The response (i.e., the accumulating likes and shares and comments) has been uplifting, eye opening and mystifying.

A tenuous handshake reached on topic of cultural appropriation. Photo courtesy of JenKVieira.com

Facebook keeps congratulating me about how many “likes” I have, and my blog itself, which sat dormant for so long, is making the rounds from Queens to Hong Kong and other places I couldn’t have fathomed. The blog has pleased some, amused some, confused some, and enraged some. Comments on one post hurled the cultural appropriation debate forcefully into my lap, initiating an offline exchange that ended with a handshake. It was a tenuous handshake between a boomer and a millennial, but a handshake nonetheless.
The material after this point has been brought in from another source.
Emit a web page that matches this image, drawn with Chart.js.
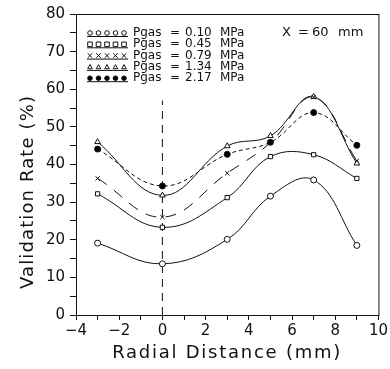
<!DOCTYPE html>
<html>
<head>
<meta charset="utf-8">
<script src="https://cdn.jsdelivr.net/npm/chart.js@4"></script>
<style>
  html, body { margin: 0; padding: 0; background: #fff; }
  #wrap { width: 390px; height: 369px; }
</style>
</head>
<body>
<div id="wrap"><canvas id="chart" width="390" height="369"></canvas></div>
<script>
// radial positions (mm)
const radialPos = [-3, 0, 3, 5, 7, 9];

// validation rate (%) for each gas pressure
const rate010 = [19.1, 13.6, 20.1, 31.6, 35.9, 18.5];
const rate045 = [32.2, 23.3, 31.2, 42.1, 42.6, 36.3];
const rate079 = [36.3, 26.0, 37.7, 45.8, 57.9, 41.0];
const rate134 = [46.0, 31.8, 44.9, 47.6, 58.0, 40.3];
const rate217 = [44.1, 34.3, 42.7, 45.9, 53.8, 45.1];

const pressures = ["0.10", "0.45", "0.79", "1.34", "2.17"];

// centre line
const centreX = [0, 0];
const centreY = [0, 57];

const FONT = "'DejaVu Sans', sans-serif";

function toPoints(xs, ys) {
  return xs.map((x, i) => ({ x: x, y: ys[i] }));
}

let styles = [
  { data: rate010, pointStyle: "circle", fill: "#fff", dash: [], radius: 3 },
  { data: rate045, pointStyle: "rect", fill: "#fff", dash: [], radius: 3 },
  { data: rate079, pointStyle: "crossRot", fill: "#fff", dash: [11, 9], radius: 3 },
  { data: rate134, pointStyle: "triangle", fill: "#fff", dash: [], radius: 3.3 },
  { data: rate217, pointStyle: "circle", fill: "#000", dash: [4, 3], radius: 3 },
];

let datasets = styles.map((s, i) => ({
  label: "Pgas = " + pressures[i] + " MPa",
  data: toPoints(radialPos, s.data),
  borderColor: "#111",
  borderWidth: 1,
  borderDash: s.dash,
  backgroundColor: s.fill,
  pointStyle: s.pointStyle,
  pointRadius: s.radius,
  pointBorderWidth: 1,
  pointBorderColor: "#111",
  pointBackgroundColor: s.fill,
  tension: 0.4,
  fill: false,
}));

datasets.push({
  label: "centre",
  data: toPoints(centreX, centreY),
  borderColor: "#111",
  borderWidth: 1,
  borderDash: [8, 6],
  pointRadius: 0,
  tension: 0,
  fill: false,
});

// marker for the in-plot legend
function drawMarker(ctx, style, x, y, r, fill) {
  ctx.save();
  ctx.setLineDash([]);
  ctx.lineWidth = 1;
  ctx.strokeStyle = "#111";
  ctx.fillStyle = fill;
  ctx.beginPath();
  if (style === "circle") {
    ctx.arc(x, y, r, 0, Math.PI * 2);
    ctx.fill();
    ctx.stroke();
  } else if (style === "rect") {
    ctx.rect(x - r, y - r, r * 2, r * 2);
    ctx.fill();
    ctx.stroke();
  } else if (style === "triangle") {
    ctx.moveTo(x, y - r);
    ctx.lineTo(x + r, y + r * 0.8);
    ctx.lineTo(x - r, y + r * 0.8);
    ctx.closePath();
    ctx.fill();
    ctx.stroke();
  } else {
    ctx.moveTo(x - r, y - r);
    ctx.lineTo(x + r, y + r);
    ctx.moveTo(x + r, y - r);
    ctx.lineTo(x - r, y + r);
    ctx.stroke();
  }
  ctx.restore();
}

// spaced-out axis title, stretched to a given width
function spacedText(ctx, text, cx, cy, width, angle) {
  ctx.save();
  ctx.translate(cx, cy);
  ctx.rotate(angle);
  let w = ctx.measureText(text).width;
  let gap = Math.max(0, (width - w) / (text.length - 1));
  ctx.letterSpacing = gap + "px";
  ctx.textAlign = "center";
  ctx.textBaseline = "middle";
  ctx.fillText(text, gap / 2, 0);
  ctx.restore();
}

const plotDecor = {
  id: "plotDecor",
  afterDraw(chart) {
    let ctx = chart.ctx;
    let area = chart.chartArea;
    ctx.save();
    // frame
    ctx.strokeStyle = "#111";
    ctx.lineWidth = 1;
    ctx.strokeRect(area.left + 0.5, area.top + 0.5, area.right - area.left, area.bottom - area.top);

    // legend inside the plot
    ctx.fillStyle = "#111";
    ctx.font = "12px " + FONT;
    ctx.textBaseline = "middle";
    styles.forEach((s, i) => {
      let y = area.top + 19 + i * 11.3;
      let x0 = area.left + 12;
      ctx.beginPath();
      ctx.setLineDash([]);
      ctx.moveTo(x0 - 1, y + 3.5);
      ctx.lineTo(x0 + 40, y + 3.5);
      ctx.stroke();
      for (let k = 0; k < 5; k++) {
        drawMarker(ctx, s.pointStyle, x0 + 2 + k * 8.5, y, 2.3, s.fill);
      }
      ctx.textAlign = "left";
      ctx.fillText("Pgas", area.left + 57, y);
      ctx.fillText("=", area.left + 94, y);
      ctx.fillText(pressures[i], area.left + 109, y);
      ctx.fillText("MPa", area.left + 144, y);
    });

    // position label
    ctx.font = "13px " + FONT;
    let ly = area.top + 19;
    ctx.fillText("X", area.left + 206, ly);
    ctx.fillText("=", area.left + 222, ly);
    ctx.fillText("60", area.left + 236, ly);
    ctx.fillText("mm", area.left + 262, ly);

    // axis titles
    ctx.font = "18px " + FONT;
    let xs = chart.scales.x;
    let ys = chart.scales.y;
    spacedText(ctx, "Radial Distance (mm)", (area.left + area.right) / 2 - 1, xs.bottom - 16, 228, 0);
    spacedText(ctx, "Validation Rate (%)", ys.left + 28, (area.top + area.bottom) / 2 + 28, 193, -Math.PI / 2);
    ctx.restore();
  },
};

new Chart(document.getElementById("chart"), {
  type: "line",
  data: { datasets: datasets },
  plugins: [plotDecor],
  options: {
    responsive: false,
    animation: false,
    layout: { padding: { top: 14, right: 11, left: 0, bottom: 0 } },
    plugins: {
      legend: { display: false },
      tooltip: { enabled: false },
    },
    scales: {
      x: {
        type: "linear",
        min: -4,
        max: 10,
        afterFit: (scale) => { scale.height = 54; },
        ticks: {
          stepSize: 1,
          autoSkip: false,
          maxRotation: 0,
          color: "#111",
          padding: 2,
          font: { family: FONT, size: 15 },
          callback: (v) => (v % 2 === 0 ? String(v).replace("-", "\u2212") : ""),
        },
        grid: { drawOnChartArea: false, color: "#111", tickLength: 5 },
        border: { color: "#111", width: 1 },
        title: { display: false },
      },
      y: {
        min: 0,
        max: 80,
        afterFit: (scale) => { scale.width = 76; },
        ticks: {
          stepSize: 5,
          autoSkip: false,
          color: "#111",
          padding: 5,
          font: { family: FONT, size: 15 },
          callback: (v) => (v % 10 === 0 ? v : ""),
        },
        grid: { drawOnChartArea: false, color: "#111", tickLength: 6 },
        border: { color: "#111", width: 1 },
        title: { display: false },
      },
    },
  },
});
</script>
</body>
</html>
There have been a couple of ugly comments (one guy labeled me an “entitled little rich girl”), but, hey, if a grey-haired retiree can’t stand the social media heat, then there’s a button called “delete.” I draw the line at racism, but otherwise, I was raised by a father who’d say “everyone’s entitled to their own opinion.” Negative comments are part of the territory like rattlesnakes in the desert. And Facebook is taking its own heat these days for spreading fake news.

But it’s the gathering of likes on my page that floors me.

Motorcycle at Monument Valley. Photo by Steve Ohlsen

The likes represent all races, many religions, and all sides of the political divide. They represent environmentalists, resistors, 2nd Amendment crusaders, anti-Trumpers, pro-Trumpers, Navajos, African Americans, Mexicans, New Mexicans, Texans, Bostonians, New Yorkers, Alabamans, Californians, Georgians, Muslims, Hindus, Baptists, Catholics, Jews, artists, bikers, preachers, professors, knitters, rodeo riders, doormen . . . .

Though featuring reminiscences of the Southwest, and especially Navajoland, my page and my blog have been “liked” by a couple folks whose Facebook pages are all in Arabic. I have a like from someone whose page is in Armenian.

What is it? What are the Facebook algorithms that spread the word to such a diverse community? What is the impulse to hit “like” of the unknown and untried? I hope some of my “likers” will tell me, because the answer may be an ingredient in a secret sauce yet to be conjured to smooth our divisions.

Pictures on the rocks: Ancient social media in Canyon de Chelly

The likes may just be summoned by my original blog site cover image of Monument Valley, harkening back to the days when rocks told stories, when petroglyphs were the social media of the ancient ones.

Or maybe it’s because one of my blogs is about basketball, published after Kobe Bryant went down in the helicopter. Maybe the theme of cultural appropriation struck a chord amidst the cacophony surrounding the bestselling novel American Dirt. Or maybe it’s a shot of Bandelier National Monument I published that speaks of ancient days when life was all about survival and not much else.

Or maybe it’s simply what I thought when I looked out at Monument Valley from the saddle . . . that this is all a dream.